Dodge City became the last and probably the most famous of all the pioneer cattle towns. Abilene had held the center of the trade from 1867 to 1870; Newton, 1871; Wichita, 1872; Ellsworth and Caldwell, 1873; and then Dodge City to the close of the long drive.
Robert M. Wright, pioneer cattle dealer of Dodge City, insists that ". . . there were more cattle driven to Dodge any and every year that Dodge held it, than to any other town, and for about ten years, Dodge City was the greatest cattle market in the world." [37]
But even Dodge City was beginning to be affected by the advance of civilization. Harry Norman of the New York World, passing through Dodge City in 1925, says, "Gone are the buffalo, the longhorn steers, the badmen, from this once rip-roaring town, the center of a vast region of which it was once said, that 'all they raised was cattle and hell.' " [38]

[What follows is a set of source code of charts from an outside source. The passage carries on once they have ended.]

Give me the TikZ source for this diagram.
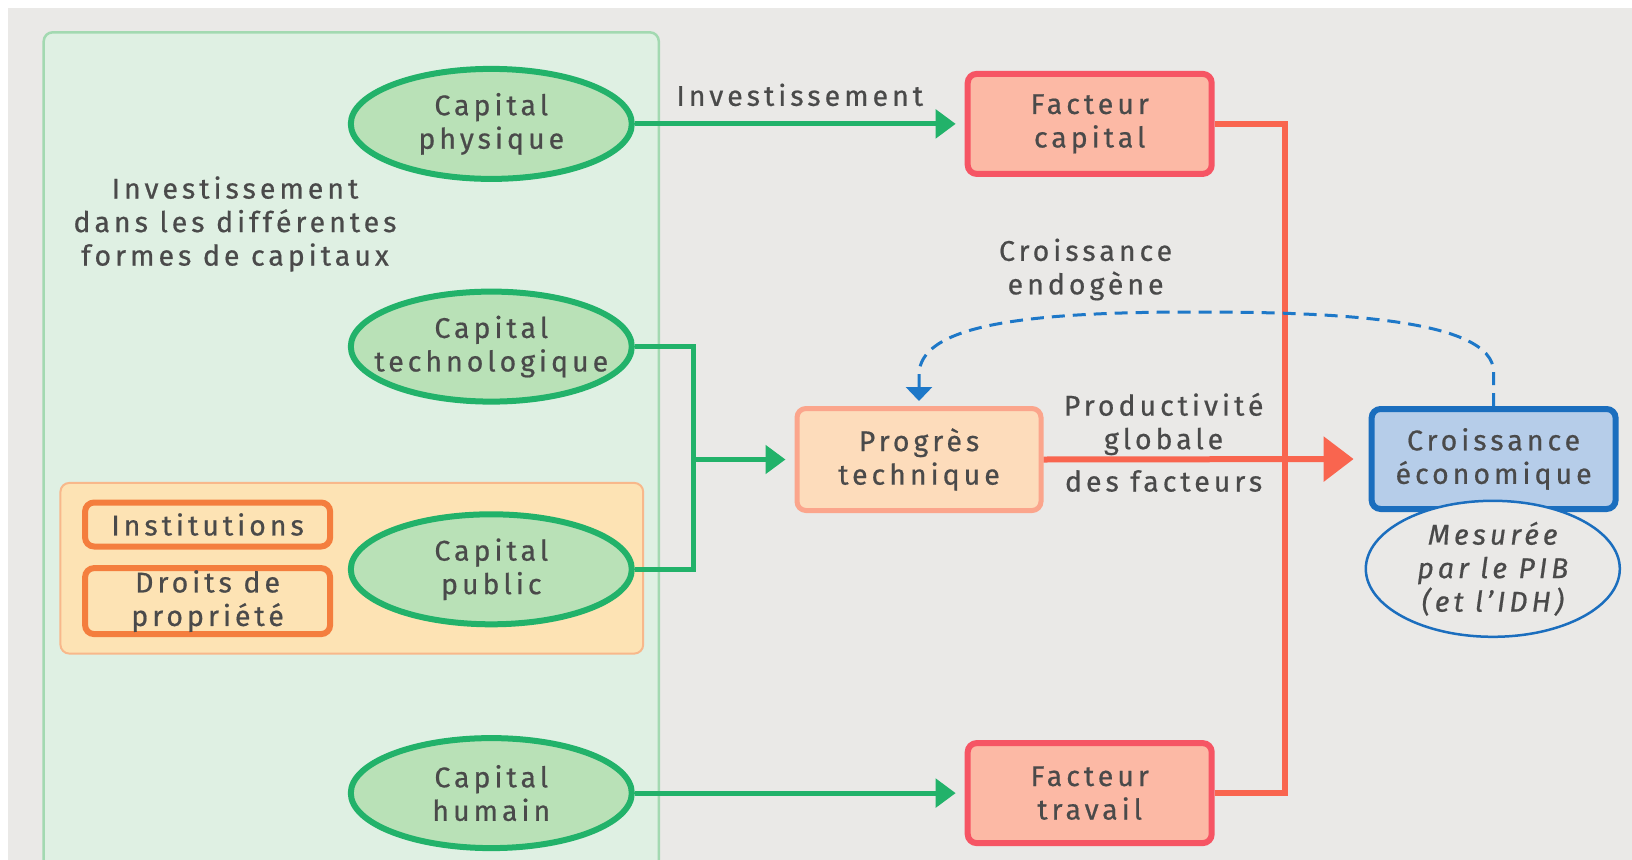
\documentclass[tikz,border=0pt]{standalone}
\usepackage{fontspec}
\setmainfont{Fira Sans}[LetterSpace=14, FakeBold=0.6]
\usetikzlibrary{arrows.meta,shapes.geometric}
\definecolor{bgc}{HTML}{EAE9E7}
\definecolor{gpanel}{HTML}{DFF0E3}
\definecolor{gpanelb}{HTML}{A3D9B1}
\definecolor{gfill}{HTML}{B9E1B7}
\definecolor{gline}{HTML}{22B26A}
\definecolor{opanel}{HTML}{FDE3B4}
\definecolor{opanelb}{HTML}{F8B88B}
\definecolor{oline}{HTML}{F47E3E}
\definecolor{ffill}{HTML}{FCB9A5}
\definecolor{fline}{HTML}{F65564}
\definecolor{pfill}{HTML}{FDDCBB}
\definecolor{pline}{HTML}{FBA58C}
\definecolor{rline}{HTML}{F9654F}
\definecolor{bfill}{HTML}{B6CDE9}
\definecolor{bline}{HTML}{1B6EBE}
\definecolor{bdash}{HTML}{1E78C8}
\definecolor{txt}{HTML}{4A4A4A}
\tikzset{
  every node/.style={text=txt, font=\fontsize{28.5}{33.5}\selectfont, align=center},
  capell/.style={ellipse, draw=gline, fill=gfill, line width=6pt, minimum width=281pt, minimum height=110pt, inner xsep=-40pt, inner ysep=0pt},
  facbox/.style={draw=fline, fill=ffill, line width=6pt, rounded corners=9pt, minimum width=244pt, minimum height=100pt, inner sep=0pt},
  progbox/.style={draw=pline, fill=pfill, line width=5pt, rounded corners=9pt, minimum width=244pt, minimum height=102pt, inner sep=0pt},
  croisbox/.style={draw=bline, fill=bfill, line width=6pt, rounded corners=9pt, minimum width=244pt, minimum height=100pt, inner sep=0pt},
  instbox/.style={draw=oline, fill=opanel, line width=6pt, rounded corners=9pt, minimum width=245pt, inner sep=0pt},
  gconn/.style={draw=gline, line width=5pt},
  garrow/.style={gconn, -{Triangle[length=20pt,width=28pt]}, shorten >=9pt},
  rconn/.style={draw=rline, line width=6pt},
  rarrow/.style={rconn, -{Triangle[length=30pt,width=44pt]}, shorten >=15pt},
  bdashed/.style={draw=bdash, line width=3pt, dash pattern=on 13pt off 8pt, -{Triangle[length=14pt,width=26pt]}, shorten >=5pt},
  lbl/.style={inner sep=0pt}
}
\begin{document}
\begin{tikzpicture}[x=1pt,y=-1pt]
\useasboundingbox (0,0) rectangle (1632,859);
\clip (0,0) rectangle (1632,859);
\fill[white] (0,0) rectangle (1632,859);
\fill[bgc] (8.3,8.3) rectangle (1640,870);
% left panels
\draw[draw=gpanelb, fill=gpanel, line width=2.5pt, rounded corners=9pt] (43.7,32.3) rectangle (658.8,900);
\draw[draw=opanelb, fill=opanel, line width=2pt, rounded corners=9pt] (60.4,482.9) rectangle (643.2,653.6);
\node[lbl] (lab) at (235,224) {Investissement\\dans les différentes\\formes de capitaux};
% ellipses
\node[capell] (cp) at (491.3,123.9) {Capital\\physique};
\node[capell] (ct) at (491.3,346.6) {Capital\\technologique};
\node[capell] (cpub) at (491.3,569.3) {Capital\\public};
\node[capell] (ch) at (491.3,793.1) {Capital\\humain};
\node[instbox, minimum height=44pt] (inst) at (207.6,524.5) {Institutions};
\node[instbox, minimum height=66pt] (droit) at (207.6,601.1) {Droits de\\propriété};
% right boxes
\node[facbox] (fcap) at (1089.7,123.9) {Facteur\\capital};
\node[facbox] (ftrav) at (1089.7,793.1) {Facteur\\travail};
\node[progbox] (pt) at (919,459.5) {Progrès\\technique};
\node[croisbox] (ce) at (1493.6,459) {Croissance\\économique};
\node[ellipse, draw=bline, fill=bgc, line width=2.5pt, minimum width=254pt, minimum height=136pt, inner sep=0pt] (mes) at (1492.8,568.8) {\itshape Mesurée\\\itshape par le PIB\\\itshape (et l’IDH)};
% green connectors
\coordinate (jt) at (693.2,459.5);
\draw[garrow] (cp.east) -- (fcap.west) node[lbl, pos=0.5, yshift=29pt] (inv) {Investissement};
\draw[garrow] (ch.east) -- (ftrav.west);
\draw[gconn] (ct.east) -| (jt) |- (cpub.east);
\draw[garrow] (jt) -- (pt.west);
% red connectors
\coordinate (rj) at (1285.4,459.5);
\draw[rconn] (fcap.east) -| (rj);
\draw[rconn] (ftrav.east) -| (rj);
\draw[rarrow] (pt.east) -- (ce.west);
\node[lbl] (prod) at (1163.6,424) {Productivité\\globale};
\node[lbl] (desf) at (1163.6,481) {des facteurs};
% blue dashed feedback
\draw[bdashed] (ce.north) -- (1493.6,372) .. controls (1493.6,318) and (1330,312) .. (1195,312) .. controls (1020,312) and (919,326) .. (919,375) -- (pt.north);
\node[lbl] (endo) at (1085.6,269.5) {Croissance\\endogène};
\end{tikzpicture}
\end{document}
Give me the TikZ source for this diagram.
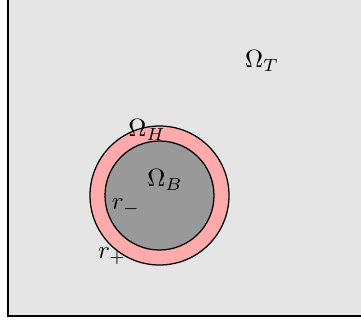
\documentclass[tikz,border=0pt]{standalone}
\begin{document}
\begin{tikzpicture}[x=0.4pt,y=-0.4pt,
  lbl/.style={inner sep=0pt}]
\useasboundingbox (0,0) rectangle (361,322);
\clip (0,0) rectangle (361,322);
\fill[white] (0,0) rectangle (361,322);
\draw[fill=black!10, line width=0.8pt] (8,-20) rectangle (380,316);
\draw[fill=red!33, line width=0.5pt] (159.5,195.5) circle[radius=69.5];
\draw[fill=black!40, line width=0.5pt] (159.5,195.5) circle[radius=54.5];
\node[lbl] (omT) at (262,61) {$\Omega_T$};
\node[lbl] (omH) at (147,130) {$\Omega_H$};
\node[lbl] (omB) at (165,180) {$\Omega_B$};
\node[lbl] (rm) at (126,207) {$r_-$};
\node[lbl] (rp) at (112,256) {$r_+$};
\end{tikzpicture}
\end{document}
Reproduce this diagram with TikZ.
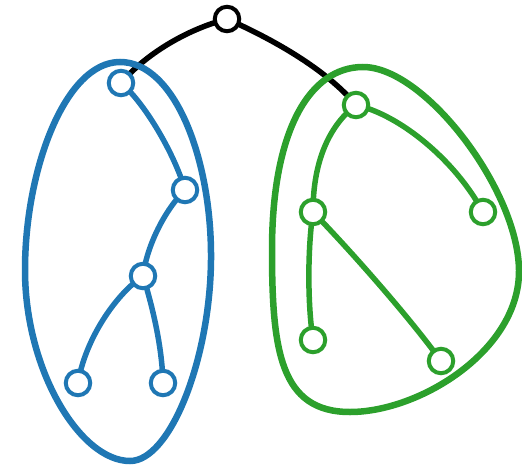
\documentclass[tikz,border=0pt]{standalone}
\definecolor{tabblue}{HTML}{1F77B4}
\definecolor{tabgreen}{HTML}{2CA02C}
\pgfdeclarelayer{edges}
\pgfdeclarelayer{hulls}
\pgfsetlayers{edges,hulls,main}
\begin{document}
\begin{tikzpicture}[x=1pt,y=-1pt,
  vert/.style={circle,draw=#1,fill=white,line width=4pt,minimum size=24.5pt,inner sep=0pt},
  link/.style={draw=#1,line width=5.5pt},
  hull/.style={draw=#1,line width=6.5pt}]
\useasboundingbox (0,0) rectangle (522,466);
\node[vert=black] (r) at (227,19) {};
\node[vert=tabblue] (b1) at (121,83) {};
\node[vert=tabblue] (b2) at (185,190) {};
\node[vert=tabblue] (b3) at (143,276) {};
\node[vert=tabblue] (b4) at (78,383) {};
\node[vert=tabblue] (b5) at (163,383) {};
\node[vert=tabgreen] (g1) at (356,105) {};
\node[vert=tabgreen] (g2) at (313,212) {};
\node[vert=tabgreen] (g3) at (483,212) {};
\node[vert=tabgreen] (g4) at (313,340) {};
\node[vert=tabgreen] (g5) at (441,361) {};
\begin{pgfonlayer}{edges}
\path[link=black] (r.center) .. controls (185,30) and (145,55) .. (b1.center);
\path[link=black] (r.center) .. controls (270,38) and (325,68) .. (g1.center);
\path[link=tabblue] (b1.center) .. controls (145,103) and (175,155) .. (b2.center);
\path[link=tabblue] (b2.center) .. controls (165,210) and (147,245) .. (b3.center);
\path[link=tabblue] (b3.center) .. controls (115,295) and (85,340) .. (b4.center);
\path[link=tabblue] (b3.center) .. controls (152,305) and (162,345) .. (b5.center);
\path[link=tabgreen] (g1.center) .. controls (330,125) and (313,160) .. (g2.center);
\path[link=tabgreen] (g1.center) .. controls (400,115) and (455,160) .. (g3.center);
\path[link=tabgreen] (g2.center) .. controls (308,245) and (307,300) .. (g4.center);
\path[link=tabgreen] (g2.center) .. controls (350,250) and (410,318) .. (g5.center);
\end{pgfonlayer}
\begin{pgfonlayer}{hulls}
\draw[hull=tabblue] (120,62) .. controls (175,62) and (212,160) .. (211,260)
  .. controls (210,360) and (170,461) .. (130,461)
  .. controls (80,461) and (25,370) .. (25,270)
  .. controls (25,170) and (65,62) .. (120,62) -- cycle;
\draw[hull=tabgreen] (363,67) .. controls (425,67) and (518,190) .. (519,270)
  .. controls (520,350) and (420,412) .. (350,412)
  .. controls (280,412) and (272,350) .. (272,250)
  .. controls (272,130) and (310,67) .. (363,67) -- cycle;
\end{pgfonlayer}
\end{tikzpicture}
\end{document}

With the passing of the range cattle industry necessarily came the passing of the Chisholm trail. This trail was followed continuously for more than twenty years, and since it has been estimated that between five and six million head of cattle were driven north from Texas, we can see the volume of business that passed over it. [39]
Probably no greater or more vivid description has ever been given of the Chisholm trail than that of Charles Moreau Harger, writing in 1892:
From two hundred to four hundred yards wide, beaten into the bare earth, it reached over hill and through valley for over six hundred miles, a chocolate band amid the green prairies, uniting the North and the South. As the marching hoofs wore it down and the wind blew and the waters washed the earth away it became lower than the surrounding territory, and was flanked by little banks of sand, drifted there by the wind. Bleaching skulls and skeletons of weary brutes who had perished on the journey gleamed along its borders, and here and there was a low mound showing where some cowboy had literally "died with his boots on." Occasionally a dilapidated wagon frame told of a break down, and spotting the emerald reaches on either side were the barren circle-like "bedding-grounds," each a record that a great herd had there spent a night. The wealth of an empire passed over the trail, leaving its mark for decades to come. The traveler of today sees the wide trough-like course, with ridges being washed down by the rains, and with fences and farms of the settlers and the more civilized redmen intercepting its track and forgets the wild and arduous life of which it was the exponent. [40]In the New York Times for December 7, 1930, we find the future of this historic old highway:
The famous cattle trail from Texas to Kansas, celebrated in the galloping measures of the songs crooned by all cowboys a generation ago and now broadcast to the far corners of the land--has recently acquired belated but official recognition from the Lone Star state. For the state highway commission has authorized the Chisholm Trail Association to name two highways and mark them at historical spots with long-horned steer heads. By this action the most important of the south to north trails, linking parts of the Far West before the coming of the railroads, takes its place with the Santa Fé and Oregon in the nation's history. [41]Progress has been made in marking out the trail, and Oklahoma and Kansas have joined in. Thus we see the gradual wearing away of the Chisholm trail, ". . . that legendary highway acclaimed in song and story as most celebrated of the Old West's premier cowland."